Auch ohne Levante lehrte uns Svante Arrhenius schon 1896 den Treibhausgaseffekt von Kohlenstoffdioxid. Wir müssen also so schnell wie möglich die Emissionen dieses Gases stoppen. Stattdessen entlassen wir immer mehr davon in die Atmosphäre. Darüber hinaus führen wir gegeneinander immer mehr Kriege mit Panzern und Raketen und lassen ein Tanklager nach dem anderen explodieren. Das ist alles andere als schlau in dem gegenwärtigen dramatischen Klimaszenario.
Selbst wenn die Menschheit schon ab morgen kein einziges Gramm CO2 mehr ausstoßen würde, denken wir uns die unselige Lobby der Öl- und Gasindustrie einmal weg, würde die globale Erwärmung dennoch mehrere Jahrzehnte weitergehen, das nennt man Nachhalleffekt. Wir kennen diesen ganz konkret, denn nach dem im Montreal-Protokoll von 1987 fixierten Verbot der Fluorkohlenwasserstoffe (FCKW) brauchte die Ozonschicht noch rund 20 Jahre, bis sie sich messbar regenerieren konnte.
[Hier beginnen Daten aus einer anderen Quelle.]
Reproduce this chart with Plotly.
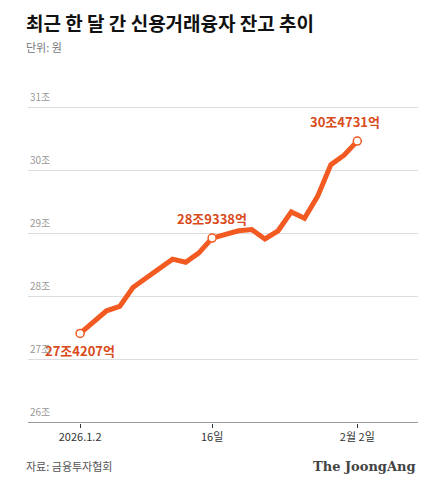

Es ist leider extrem schwer, jetzt vermeintlich ökonomisch schmerzhafte Entscheidungen zu treffen, die erst in 30 Jahren unserem Klima bekömmlich sind. Dabei würden uns genau diese Entscheidungen sofort zum Vorteil gereichen: Unsere Straßen wären leerer und leiser, die Luftqualität würde sich sehr schnell verbessern und im Supermarkt hätte so gut wie alles Bioqualität. Dafür müssen aber die Politiker mit vereinten Kräften weltweit die Weichen stellen. Allein, mit den käuflichen Pappnasen, die sich jetzt für die Elite halten, wird es nicht gehen.